Queensland’s screen entertainment post-production industry continues to grow with six new projects approved since July under an industry incentive scheme.

Coming off a 40 percent growth in approvals in 2023-24, Screen Queensland has approved funding through the Post, Digital and Visual Effects (PDV) Incentive for six films and series across seven local businesses, in the first quarter of the 2024–25 financial year.

Screen Queensland CEO Jacqui Feeney said the projects would generate an estimated $7.8 million for the state’s economy and supported approximately 146 high-tech employment opportunities.

Ms Feeney said enhancing the PDV Incentive in 2021 to 15 percent and revising the threshold to a minimum of $250,000 had equipped Queensland-based businesses in the lucrative post-production sector with a commercially competitive edge.
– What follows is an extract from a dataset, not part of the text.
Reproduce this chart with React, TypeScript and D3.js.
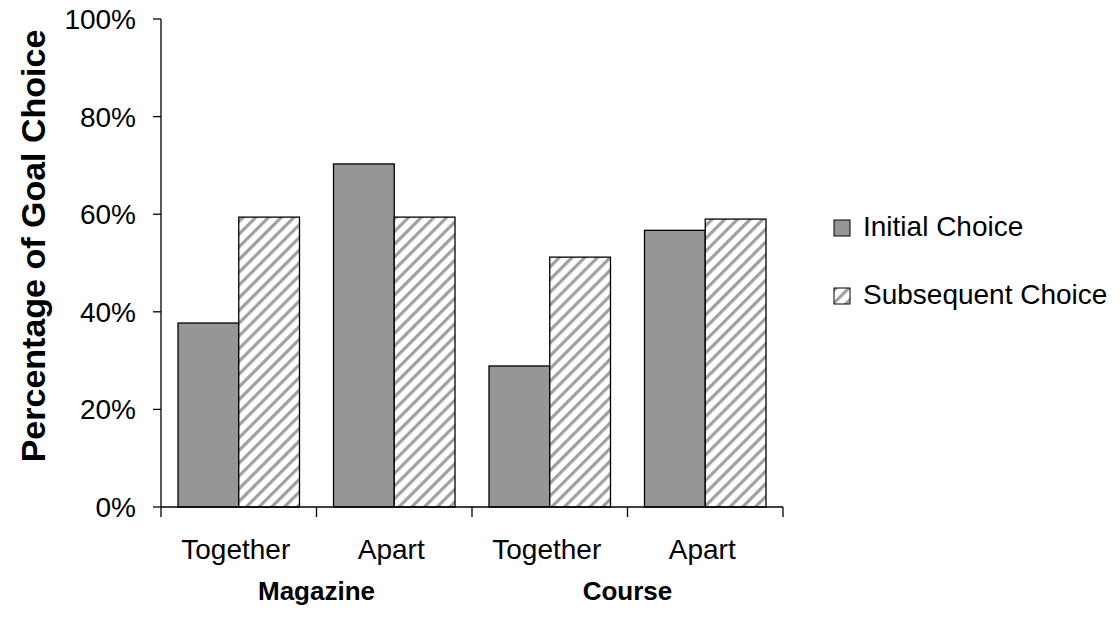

“Queensland has a remarkable talent pool for intricate, highly technical post-production work, particularly across sound, picture, music and visual FX,” she said.

“We also have incredible, award-winning animation companies that are supported through the incentive, including Like A Photon Creative, Ludo Studio, and Fade In Media who recently returned to the Sunshine State from the US.”

Ms Feeney said the PDV Incentive had enabled local businesses to secure work on significant projects filmed here including Nautilus and Mortal Kombat 2, as well as interstate and overseas projects like Last King of the Cross and Yu Yu Hakusho.

“Investing in a thriving post-production industry ensures that our homegrown films and series can access internationally renowned services right here on their doorstep and that there are opportunities for collaboration and innovation across the state’s screen sector.”

She said the latest approvals followed a strong period of growth for Queensland post-production in 2023–24, with an increase of 40 percent in the number of projects supported by the PDV Incentive, while local expenditure more than doubled.

“Since the PDV Incentive was expanded in 2021, post-production expenditure from local, interstate and international producers has grown from $38.5 million to more than $69 million, an increase of almost 80 percent, with more projects going to an increasingly larger cohort of providers.”